## BEGIN SUPPLIED ENTRIES
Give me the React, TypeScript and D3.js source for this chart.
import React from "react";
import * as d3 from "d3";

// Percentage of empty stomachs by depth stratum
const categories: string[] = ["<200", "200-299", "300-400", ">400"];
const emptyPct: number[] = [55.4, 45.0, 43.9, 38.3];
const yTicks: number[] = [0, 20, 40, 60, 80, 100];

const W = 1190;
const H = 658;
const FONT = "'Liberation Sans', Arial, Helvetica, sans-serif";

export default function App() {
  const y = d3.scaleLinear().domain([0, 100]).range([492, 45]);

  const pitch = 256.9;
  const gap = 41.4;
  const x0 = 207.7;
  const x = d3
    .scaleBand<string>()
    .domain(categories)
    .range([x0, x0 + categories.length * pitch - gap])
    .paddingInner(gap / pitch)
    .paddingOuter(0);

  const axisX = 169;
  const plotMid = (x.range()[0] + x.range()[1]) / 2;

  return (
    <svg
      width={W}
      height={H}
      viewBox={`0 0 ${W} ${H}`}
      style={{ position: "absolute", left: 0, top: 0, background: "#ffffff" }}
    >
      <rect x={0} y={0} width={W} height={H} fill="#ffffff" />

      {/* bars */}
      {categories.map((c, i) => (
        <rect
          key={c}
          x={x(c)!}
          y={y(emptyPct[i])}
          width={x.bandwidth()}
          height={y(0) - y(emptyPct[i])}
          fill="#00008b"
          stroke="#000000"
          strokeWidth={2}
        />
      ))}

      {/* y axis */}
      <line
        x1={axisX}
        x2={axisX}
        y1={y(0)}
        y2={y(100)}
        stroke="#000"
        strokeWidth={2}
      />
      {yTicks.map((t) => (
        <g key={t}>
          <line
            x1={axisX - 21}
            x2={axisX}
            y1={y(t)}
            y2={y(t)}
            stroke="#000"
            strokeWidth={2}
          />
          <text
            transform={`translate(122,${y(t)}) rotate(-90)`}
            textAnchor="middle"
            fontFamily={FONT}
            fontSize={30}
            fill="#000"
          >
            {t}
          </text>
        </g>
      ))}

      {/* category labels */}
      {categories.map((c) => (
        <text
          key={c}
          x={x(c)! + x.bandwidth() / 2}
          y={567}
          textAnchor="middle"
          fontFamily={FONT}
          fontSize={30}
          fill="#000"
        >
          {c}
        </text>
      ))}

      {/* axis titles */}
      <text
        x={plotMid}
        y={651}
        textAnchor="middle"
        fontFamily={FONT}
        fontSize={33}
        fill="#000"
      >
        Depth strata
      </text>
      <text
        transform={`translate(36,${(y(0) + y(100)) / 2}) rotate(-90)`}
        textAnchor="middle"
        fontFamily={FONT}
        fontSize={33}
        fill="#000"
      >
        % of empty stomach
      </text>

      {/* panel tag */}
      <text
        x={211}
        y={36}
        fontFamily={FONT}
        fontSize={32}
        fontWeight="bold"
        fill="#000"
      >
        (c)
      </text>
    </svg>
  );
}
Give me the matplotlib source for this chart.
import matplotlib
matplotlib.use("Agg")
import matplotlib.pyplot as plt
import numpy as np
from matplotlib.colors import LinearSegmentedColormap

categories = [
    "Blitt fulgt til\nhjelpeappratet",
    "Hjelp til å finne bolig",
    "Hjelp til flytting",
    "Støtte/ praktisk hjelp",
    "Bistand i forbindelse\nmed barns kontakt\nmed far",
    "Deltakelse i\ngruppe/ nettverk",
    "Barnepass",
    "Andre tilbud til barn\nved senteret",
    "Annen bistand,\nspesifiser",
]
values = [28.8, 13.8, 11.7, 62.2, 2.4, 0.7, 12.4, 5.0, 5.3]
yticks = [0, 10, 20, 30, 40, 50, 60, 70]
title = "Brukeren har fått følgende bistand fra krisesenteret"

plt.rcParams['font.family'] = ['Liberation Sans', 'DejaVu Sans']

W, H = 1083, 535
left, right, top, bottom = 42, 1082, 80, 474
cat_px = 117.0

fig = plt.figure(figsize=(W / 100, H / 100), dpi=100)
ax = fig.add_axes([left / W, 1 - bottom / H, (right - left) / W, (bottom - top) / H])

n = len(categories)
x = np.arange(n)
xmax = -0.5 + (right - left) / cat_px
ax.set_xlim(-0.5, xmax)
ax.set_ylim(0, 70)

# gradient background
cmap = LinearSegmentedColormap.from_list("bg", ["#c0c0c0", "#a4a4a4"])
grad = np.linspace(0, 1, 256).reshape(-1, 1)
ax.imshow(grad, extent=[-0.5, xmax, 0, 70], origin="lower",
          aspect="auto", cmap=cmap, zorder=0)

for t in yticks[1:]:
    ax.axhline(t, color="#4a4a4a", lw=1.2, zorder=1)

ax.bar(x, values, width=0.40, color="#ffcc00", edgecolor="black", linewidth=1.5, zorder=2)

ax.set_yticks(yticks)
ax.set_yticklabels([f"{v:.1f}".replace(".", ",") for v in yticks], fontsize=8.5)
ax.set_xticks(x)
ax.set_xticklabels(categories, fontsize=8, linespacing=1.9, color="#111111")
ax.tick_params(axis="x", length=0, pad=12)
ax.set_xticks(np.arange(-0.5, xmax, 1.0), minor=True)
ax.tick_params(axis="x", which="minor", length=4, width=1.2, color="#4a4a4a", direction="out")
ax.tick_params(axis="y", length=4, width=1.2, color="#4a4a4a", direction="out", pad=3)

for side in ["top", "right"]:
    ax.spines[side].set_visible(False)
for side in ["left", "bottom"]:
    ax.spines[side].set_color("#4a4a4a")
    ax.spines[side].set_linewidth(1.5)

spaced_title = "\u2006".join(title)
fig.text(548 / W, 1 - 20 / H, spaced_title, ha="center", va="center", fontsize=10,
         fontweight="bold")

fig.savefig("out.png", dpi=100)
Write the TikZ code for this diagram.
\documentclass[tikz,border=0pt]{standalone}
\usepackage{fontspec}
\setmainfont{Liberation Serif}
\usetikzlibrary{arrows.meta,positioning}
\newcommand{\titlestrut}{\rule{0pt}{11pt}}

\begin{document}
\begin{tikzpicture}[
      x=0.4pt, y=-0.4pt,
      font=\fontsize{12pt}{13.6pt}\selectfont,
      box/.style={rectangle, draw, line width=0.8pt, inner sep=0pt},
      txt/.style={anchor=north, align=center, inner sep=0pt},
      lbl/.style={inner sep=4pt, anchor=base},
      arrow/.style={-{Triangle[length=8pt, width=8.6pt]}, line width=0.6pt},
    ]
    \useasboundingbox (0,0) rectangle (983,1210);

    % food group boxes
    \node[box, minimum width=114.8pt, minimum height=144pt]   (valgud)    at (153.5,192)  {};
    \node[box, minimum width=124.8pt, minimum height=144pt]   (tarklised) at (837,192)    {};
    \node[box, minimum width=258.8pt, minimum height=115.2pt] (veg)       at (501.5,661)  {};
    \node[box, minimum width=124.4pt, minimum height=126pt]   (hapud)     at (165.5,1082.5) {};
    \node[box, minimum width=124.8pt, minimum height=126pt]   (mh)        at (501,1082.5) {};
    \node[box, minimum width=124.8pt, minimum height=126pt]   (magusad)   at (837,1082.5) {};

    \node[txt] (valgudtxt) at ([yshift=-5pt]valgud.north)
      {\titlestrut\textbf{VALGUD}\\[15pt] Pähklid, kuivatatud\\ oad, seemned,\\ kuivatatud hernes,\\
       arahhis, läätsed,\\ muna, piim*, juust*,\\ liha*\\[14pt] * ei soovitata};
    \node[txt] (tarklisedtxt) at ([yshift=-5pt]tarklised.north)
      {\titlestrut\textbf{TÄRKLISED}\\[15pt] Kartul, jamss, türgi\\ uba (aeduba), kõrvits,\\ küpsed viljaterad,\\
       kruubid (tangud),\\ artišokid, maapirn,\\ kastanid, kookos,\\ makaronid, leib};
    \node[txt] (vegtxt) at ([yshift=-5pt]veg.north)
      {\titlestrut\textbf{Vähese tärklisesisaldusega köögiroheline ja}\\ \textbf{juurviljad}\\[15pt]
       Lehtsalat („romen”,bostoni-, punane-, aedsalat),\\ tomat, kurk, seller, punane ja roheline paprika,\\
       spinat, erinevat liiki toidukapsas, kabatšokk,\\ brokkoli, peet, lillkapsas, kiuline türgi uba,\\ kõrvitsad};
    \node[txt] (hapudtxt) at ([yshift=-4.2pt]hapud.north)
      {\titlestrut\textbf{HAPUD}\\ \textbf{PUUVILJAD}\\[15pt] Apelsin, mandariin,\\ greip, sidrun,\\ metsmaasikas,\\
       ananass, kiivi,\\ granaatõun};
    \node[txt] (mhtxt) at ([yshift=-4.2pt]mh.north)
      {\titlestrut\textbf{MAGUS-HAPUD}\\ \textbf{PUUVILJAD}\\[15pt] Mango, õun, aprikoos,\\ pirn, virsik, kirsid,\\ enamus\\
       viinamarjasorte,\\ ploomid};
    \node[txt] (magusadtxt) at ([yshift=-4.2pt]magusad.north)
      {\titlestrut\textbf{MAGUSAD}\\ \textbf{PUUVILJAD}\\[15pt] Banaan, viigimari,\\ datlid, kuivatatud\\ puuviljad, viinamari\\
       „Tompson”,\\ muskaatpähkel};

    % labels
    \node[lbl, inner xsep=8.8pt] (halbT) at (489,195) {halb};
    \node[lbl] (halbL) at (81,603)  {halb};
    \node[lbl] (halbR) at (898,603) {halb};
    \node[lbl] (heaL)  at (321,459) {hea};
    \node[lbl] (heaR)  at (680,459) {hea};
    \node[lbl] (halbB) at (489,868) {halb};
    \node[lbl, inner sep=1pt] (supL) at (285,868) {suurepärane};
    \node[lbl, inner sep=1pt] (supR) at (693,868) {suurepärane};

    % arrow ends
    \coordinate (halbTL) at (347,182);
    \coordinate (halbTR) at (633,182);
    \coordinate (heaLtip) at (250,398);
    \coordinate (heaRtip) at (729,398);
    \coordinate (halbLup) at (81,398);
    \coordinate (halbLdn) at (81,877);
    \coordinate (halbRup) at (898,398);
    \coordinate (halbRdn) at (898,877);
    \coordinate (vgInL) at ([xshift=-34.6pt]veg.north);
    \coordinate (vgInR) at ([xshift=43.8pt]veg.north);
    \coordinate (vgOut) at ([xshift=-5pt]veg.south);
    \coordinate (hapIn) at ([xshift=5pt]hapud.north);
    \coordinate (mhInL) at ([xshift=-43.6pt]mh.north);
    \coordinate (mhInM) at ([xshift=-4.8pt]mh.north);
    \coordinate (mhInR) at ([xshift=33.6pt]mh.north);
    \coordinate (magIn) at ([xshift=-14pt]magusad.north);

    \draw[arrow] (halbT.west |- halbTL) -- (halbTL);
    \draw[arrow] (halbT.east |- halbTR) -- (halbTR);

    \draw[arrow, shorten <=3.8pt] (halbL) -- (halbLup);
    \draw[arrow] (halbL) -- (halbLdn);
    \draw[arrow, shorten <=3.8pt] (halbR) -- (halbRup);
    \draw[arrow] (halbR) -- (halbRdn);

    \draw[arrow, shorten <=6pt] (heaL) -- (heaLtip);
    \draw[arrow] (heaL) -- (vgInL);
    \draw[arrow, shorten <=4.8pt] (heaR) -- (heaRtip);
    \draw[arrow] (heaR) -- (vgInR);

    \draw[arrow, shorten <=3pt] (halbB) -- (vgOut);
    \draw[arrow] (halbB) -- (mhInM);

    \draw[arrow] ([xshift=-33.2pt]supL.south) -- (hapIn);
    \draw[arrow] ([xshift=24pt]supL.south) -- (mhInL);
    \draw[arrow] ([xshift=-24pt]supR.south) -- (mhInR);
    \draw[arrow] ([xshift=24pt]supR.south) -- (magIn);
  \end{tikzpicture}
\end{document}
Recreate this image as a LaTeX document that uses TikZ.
## END SUPPLIED ENTRIES
#### [WORK TO BE COMPLETED]
Transcribe, exactly and exclusively, the run of lines that opens with the line bearing "Give me the matplotlib source for this chart." and closes with the line bearing "from matplotlib.colors import".

#### [RESPONSE]
Give me the matplotlib source for this chart.
import matplotlib
matplotlib.use("Agg")
import matplotlib.pyplot as plt
import numpy as np
from matplotlib.colors import LinearSegmentedColormap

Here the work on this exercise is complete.